◆ **Exercise description**
Can you set down, exactly as they appear below, the lines from the opening of the material through the one bearing "import seaborn as sns", minus the pictures?
--- START ---
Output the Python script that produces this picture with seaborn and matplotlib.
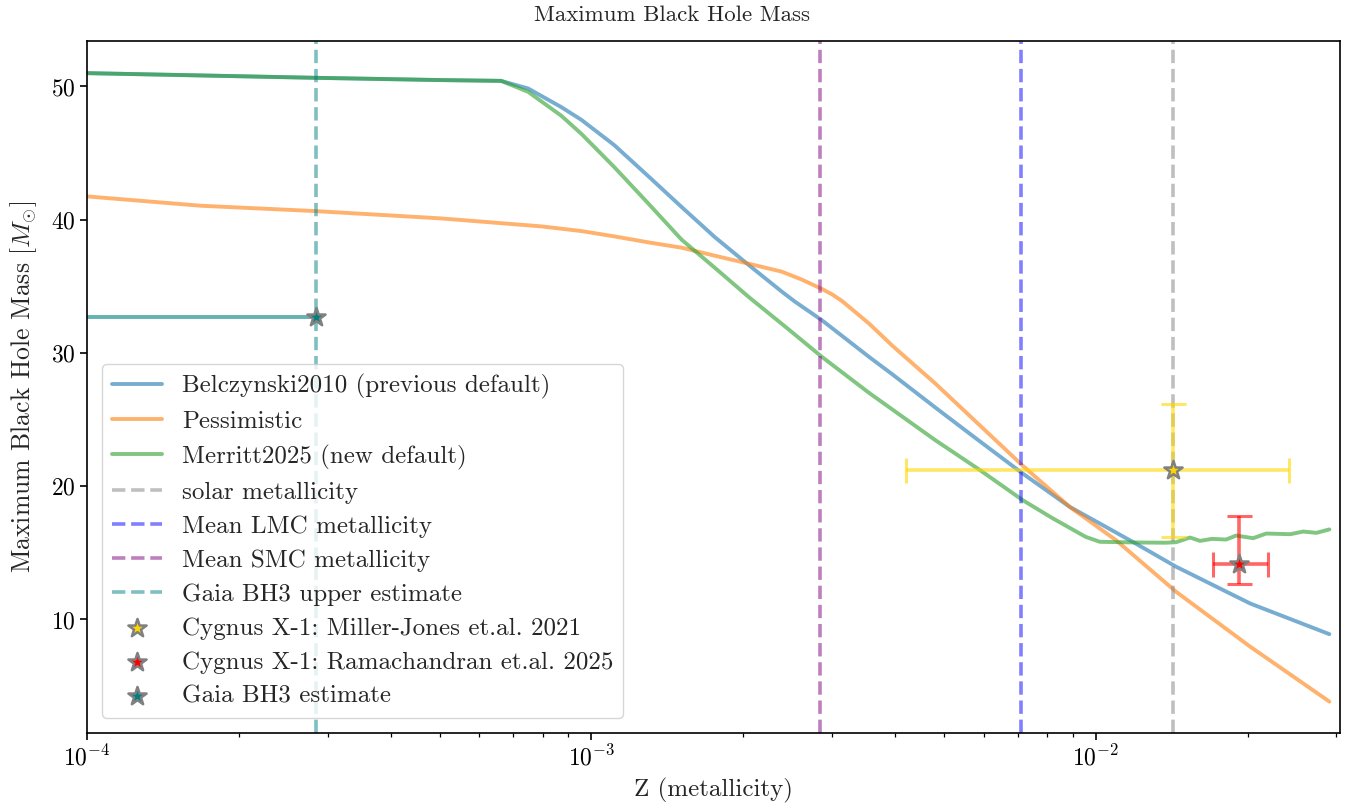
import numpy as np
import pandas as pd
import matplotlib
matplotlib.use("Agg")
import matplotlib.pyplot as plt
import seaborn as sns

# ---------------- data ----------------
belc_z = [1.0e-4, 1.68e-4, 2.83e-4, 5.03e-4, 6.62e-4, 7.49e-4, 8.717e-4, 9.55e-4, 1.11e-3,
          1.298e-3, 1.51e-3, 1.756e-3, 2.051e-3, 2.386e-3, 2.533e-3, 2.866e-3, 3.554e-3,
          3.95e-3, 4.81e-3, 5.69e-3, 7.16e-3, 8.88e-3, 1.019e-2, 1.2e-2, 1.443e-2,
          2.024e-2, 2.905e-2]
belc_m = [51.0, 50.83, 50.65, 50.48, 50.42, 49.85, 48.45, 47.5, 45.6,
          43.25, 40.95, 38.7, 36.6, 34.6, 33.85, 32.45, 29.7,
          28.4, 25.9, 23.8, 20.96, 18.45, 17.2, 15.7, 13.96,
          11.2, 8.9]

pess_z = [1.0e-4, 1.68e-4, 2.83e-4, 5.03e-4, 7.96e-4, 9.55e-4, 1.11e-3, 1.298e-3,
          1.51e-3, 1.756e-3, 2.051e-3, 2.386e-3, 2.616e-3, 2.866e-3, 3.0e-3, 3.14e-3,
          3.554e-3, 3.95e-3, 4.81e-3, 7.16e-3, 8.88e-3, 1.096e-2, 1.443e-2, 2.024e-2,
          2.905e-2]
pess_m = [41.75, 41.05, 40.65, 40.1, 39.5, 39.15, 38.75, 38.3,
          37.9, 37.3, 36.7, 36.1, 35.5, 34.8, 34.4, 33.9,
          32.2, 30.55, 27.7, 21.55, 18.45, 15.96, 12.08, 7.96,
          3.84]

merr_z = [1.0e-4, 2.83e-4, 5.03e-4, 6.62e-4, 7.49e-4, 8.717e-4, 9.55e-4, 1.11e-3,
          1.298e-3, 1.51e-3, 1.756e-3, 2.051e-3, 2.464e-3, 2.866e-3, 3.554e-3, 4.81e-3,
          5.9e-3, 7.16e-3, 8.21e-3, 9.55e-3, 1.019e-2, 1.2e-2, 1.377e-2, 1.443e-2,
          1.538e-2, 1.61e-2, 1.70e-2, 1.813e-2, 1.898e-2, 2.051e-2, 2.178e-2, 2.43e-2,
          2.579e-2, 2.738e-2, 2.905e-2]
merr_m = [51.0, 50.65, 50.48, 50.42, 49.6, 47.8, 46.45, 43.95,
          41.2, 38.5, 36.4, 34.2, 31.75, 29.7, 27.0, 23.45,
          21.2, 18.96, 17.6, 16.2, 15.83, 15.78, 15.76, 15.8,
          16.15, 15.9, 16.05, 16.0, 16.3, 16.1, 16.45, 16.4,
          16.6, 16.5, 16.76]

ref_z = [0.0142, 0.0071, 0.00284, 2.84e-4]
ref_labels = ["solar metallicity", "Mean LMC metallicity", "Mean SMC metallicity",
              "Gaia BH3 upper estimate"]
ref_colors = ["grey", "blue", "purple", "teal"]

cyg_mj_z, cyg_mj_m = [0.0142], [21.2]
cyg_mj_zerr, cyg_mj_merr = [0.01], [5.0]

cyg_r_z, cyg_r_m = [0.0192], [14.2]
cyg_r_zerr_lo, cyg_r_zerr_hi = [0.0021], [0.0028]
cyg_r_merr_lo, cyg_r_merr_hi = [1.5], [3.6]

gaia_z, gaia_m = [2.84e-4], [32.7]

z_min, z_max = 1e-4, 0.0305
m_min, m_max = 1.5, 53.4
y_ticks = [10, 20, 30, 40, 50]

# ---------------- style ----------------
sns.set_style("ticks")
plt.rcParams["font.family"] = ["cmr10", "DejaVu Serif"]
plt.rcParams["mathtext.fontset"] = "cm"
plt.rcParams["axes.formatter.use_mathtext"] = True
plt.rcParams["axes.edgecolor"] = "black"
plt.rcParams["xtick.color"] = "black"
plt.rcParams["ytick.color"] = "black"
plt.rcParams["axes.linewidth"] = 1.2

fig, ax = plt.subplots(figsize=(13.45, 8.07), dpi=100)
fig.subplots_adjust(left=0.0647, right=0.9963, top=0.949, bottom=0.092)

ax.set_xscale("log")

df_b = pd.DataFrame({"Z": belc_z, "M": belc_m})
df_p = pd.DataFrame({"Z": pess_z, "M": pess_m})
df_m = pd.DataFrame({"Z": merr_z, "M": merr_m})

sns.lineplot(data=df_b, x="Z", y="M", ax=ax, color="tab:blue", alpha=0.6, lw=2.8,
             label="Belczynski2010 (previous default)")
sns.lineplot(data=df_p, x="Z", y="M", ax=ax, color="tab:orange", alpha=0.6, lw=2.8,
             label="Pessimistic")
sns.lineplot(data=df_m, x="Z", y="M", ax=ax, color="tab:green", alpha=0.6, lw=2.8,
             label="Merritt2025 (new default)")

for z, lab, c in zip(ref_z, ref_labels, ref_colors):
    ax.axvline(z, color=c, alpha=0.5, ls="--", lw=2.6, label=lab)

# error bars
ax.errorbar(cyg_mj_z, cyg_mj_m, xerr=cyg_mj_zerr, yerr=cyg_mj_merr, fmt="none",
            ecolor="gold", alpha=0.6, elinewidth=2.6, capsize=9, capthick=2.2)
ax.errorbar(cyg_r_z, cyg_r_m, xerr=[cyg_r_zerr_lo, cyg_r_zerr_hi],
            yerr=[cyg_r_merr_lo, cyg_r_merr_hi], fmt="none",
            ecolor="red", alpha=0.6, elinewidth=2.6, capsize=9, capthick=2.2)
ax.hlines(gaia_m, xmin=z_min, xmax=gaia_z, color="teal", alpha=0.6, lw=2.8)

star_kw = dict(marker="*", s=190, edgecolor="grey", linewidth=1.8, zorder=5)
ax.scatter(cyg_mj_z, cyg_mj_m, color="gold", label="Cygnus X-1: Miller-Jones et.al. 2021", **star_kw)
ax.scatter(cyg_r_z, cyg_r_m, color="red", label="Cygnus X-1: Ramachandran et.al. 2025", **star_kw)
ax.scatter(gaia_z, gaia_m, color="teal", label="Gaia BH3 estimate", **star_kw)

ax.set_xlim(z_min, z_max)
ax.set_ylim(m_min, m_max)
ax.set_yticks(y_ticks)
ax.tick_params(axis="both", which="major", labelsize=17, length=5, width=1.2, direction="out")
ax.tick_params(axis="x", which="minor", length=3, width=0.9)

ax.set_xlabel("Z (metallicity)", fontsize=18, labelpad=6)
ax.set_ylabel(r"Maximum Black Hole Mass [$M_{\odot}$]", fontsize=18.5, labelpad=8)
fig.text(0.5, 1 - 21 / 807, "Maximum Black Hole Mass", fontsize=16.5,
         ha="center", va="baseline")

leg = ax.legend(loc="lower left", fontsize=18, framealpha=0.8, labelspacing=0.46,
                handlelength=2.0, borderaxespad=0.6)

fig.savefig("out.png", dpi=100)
--- END ---
◆ **Solution for this exercise**
Output the Python script that produces this picture with seaborn and matplotlib.
import numpy as np
import pandas as pd
import matplotlib
matplotlib.use("Agg")
import matplotlib.pyplot as plt
import seaborn as sns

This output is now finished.